No, questo non è neppure il vecchio Grande
Gioco Afghano, non più, è molto più, molto peggio, ma è quel che sta accadendo,
è cronaca, e cronaca continuerà ad essere in Afghanistan.
E questo c’è dietro le proteste contro
l’occupazione straniera, ma anche questo è quel che non si dice, o si dice al
contrario, ma è questa l’ottica con cui vanno letti gli attacchi contro
ambasciate, hotel frequentati da occidentali, zone aeroportuali e ancora e
ancora, è questo a spingere molti afghani ad aiutare il ritorno dei Taliban
malgrado il loro oscurantismo. E un sano motivo nazionalista si mescola ad
azioni estreme e il legittimo desiderio di vivere la propria storia, la propria
vita assume aspetto di violenza e fa il gioco dello straniero, del nemico e
questi lo usa a suo favore.
“ E’ necessario rendere inumani i nostri
nemici prima di fare ciò che facciamo, ma qualcosa dentro di noi ci diceva che
erano esseri umani con il nostro intrinseco valore della vita, non era lecito
bruciare le loro case, le loro stalle, uccidere il bestiame, per questo era
necessario spogliarli della loro essenza umana, per consentirci anche di
puntare l’artiglieria in direzione del pianto d’un bambino…”. Sono parole di
Stan Goff, soldato dell’esercito degli Stati Uniti d’America ora in pensione.
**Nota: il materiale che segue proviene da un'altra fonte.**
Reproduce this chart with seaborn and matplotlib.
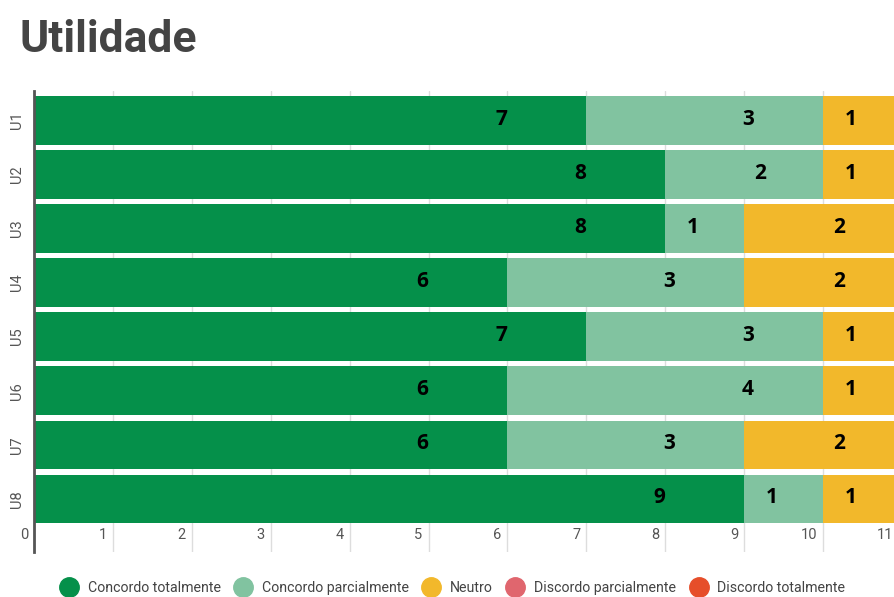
import matplotlib.pyplot as plt
import numpy as np
import pandas as pd
import seaborn as sns
from matplotlib.lines import Line2D
from matplotlib.transforms import ScaledTranslation

# data
items = ["U1", "U2", "U3", "U4", "U5", "U6", "U7", "U8"]
concordo_total = [7, 8, 8, 6, 7, 6, 6, 9]
concordo_parcial = [3, 2, 1, 3, 3, 4, 3, 1]
neutro = [1, 1, 2, 2, 1, 1, 2, 1]
discordo_parcial = [0, 0, 0, 0, 0, 0, 0, 0]
discordo_total = [0, 0, 0, 0, 0, 0, 0, 0]
x_ticks = list(range(0, 12))

series_names = [
    "Concordo totalmente",
    "Concordo parcialmente",
    "Neutro",
    "Discordo parcialmente",
    "Discordo totalmente",
]
colors = ["#05904A", "#81C3A0", "#F2B82B", "#E0666E", "#E64E2A"]

df = pd.DataFrame(
    {
        "item": items,
        "ct": concordo_total,
        "cp": concordo_parcial,
        "ne": neutro,
        "dp": discordo_parcial,
        "dt": discordo_total,
    }
)
df["cum1"] = df["ct"]
df["cum2"] = df["cum1"] + df["cp"]
df["cum3"] = df["cum2"] + df["ne"]
df["cum4"] = df["cum3"] + df["dp"]
df["cum5"] = df["cum4"] + df["dt"]

sns.set_theme(style="white")
plt.rcParams["font.family"] = ["Roboto", "DejaVu Sans"]

fig = plt.figure(figsize=(8.95, 5.97), dpi=100)
# the plot area runs a few pixels past the right edge, as in the original
ax = fig.add_axes([34 / 895, 1 - 552 / 597, 11 * 78.9 / 895, (552 - 91) / 597])

# stacked bars: draw cumulative totals from widest to narrowest
for col, color in zip(["cum5", "cum4", "cum3", "cum2", "cum1"], colors[::-1]):
    sns.barplot(data=df, x=col, y="item", color=color, width=0.9,
                saturation=1, orient="h", ax=ax, zorder=2, linewidth=0)

ax.set_xlabel("")
ax.set_ylabel("")

# vertical gridlines behind bars
ax.set_xticks(x_ticks)
ax.set_xlim(0, 11)
ax.set_ylim(7.98, -0.54)
ax.grid(axis="x", color="#dddddd", linewidth=1, zorder=0)
ax.set_axisbelow(True)
ax.tick_params(axis="x", length=0, pad=-17, labelsize=10.5, labelcolor="#555555")
shift = ScaledTranslation(-6 / 100, 0, fig.dpi_scale_trans)
last_shift = ScaledTranslation(-9 / 100, 0, fig.dpi_scale_trans)
xlabels = ax.get_xticklabels()
for n, lbl in enumerate(xlabels):
    lbl.set_horizontalalignment("right")
    extra = last_shift if n == len(xlabels) - 1 else shift
    lbl.set_transform(lbl.get_transform() + extra)

ax.tick_params(axis="y", length=0, pad=7, labelsize=10.5, labelcolor="#555555")
for lbl in ax.get_yticklabels():
    lbl.set_rotation(90)
    lbl.set_verticalalignment("center")

for side in ["top", "right", "bottom"]:
    ax.spines[side].set_visible(False)
ax.spines["left"].set_color("#555555")
ax.spines["left"].set_linewidth(2)

# value labels, placed a little left of each segment's end
for i, row in df.iterrows():
    for val_col, cum_col in [("ct", "cum1"), ("cp", "cum2"), ("ne", "cum3")]:
        v = row[val_col]
        if v > 0:
            off = min(0.5 + 0.15 * v, 0.95) if val_col != "ct" else 1.08
            ax.text(row[cum_col] - off, i - 0.02, str(v), ha="center", va="center",
                    fontsize=15, fontweight="bold", color="black",
                    family=["Open Sans", "DejaVu Sans"], zorder=5)

fig.text(20 / 895, 1 - 40 / 597, "Utilidade", fontsize=32, fontweight="bold",
         color="#444444", ha="left", va="center")

handles = [
    Line2D([], [], marker="o", linestyle="", markersize=14, markerfacecolor=c,
           markeredgecolor=c)
    for c in colors
]
fig.legend(handles, series_names, loc="center", ncol=5, frameon=False,
           bbox_to_anchor=(0.506, 1 - 588 / 597), fontsize=10.2,
           labelcolor="#444444", handletextpad=0.7, columnspacing=1.0,
           handlelength=1.2)

fig.savefig("out.png", dpi=100)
L’occidente preferisce dimenticare la tragedia di quella
terra, distrarsi da essa, perchè è la propria tragedia, l’evidenziarsi della
tragedia della propria civiltà.
E i figli d’Afghanistan, prime vittime di
tutte queste ignobili guerre che sono venute, sono e saranno, continuano a
spargersi per il mondo e a morire nel corpo e nell’anima.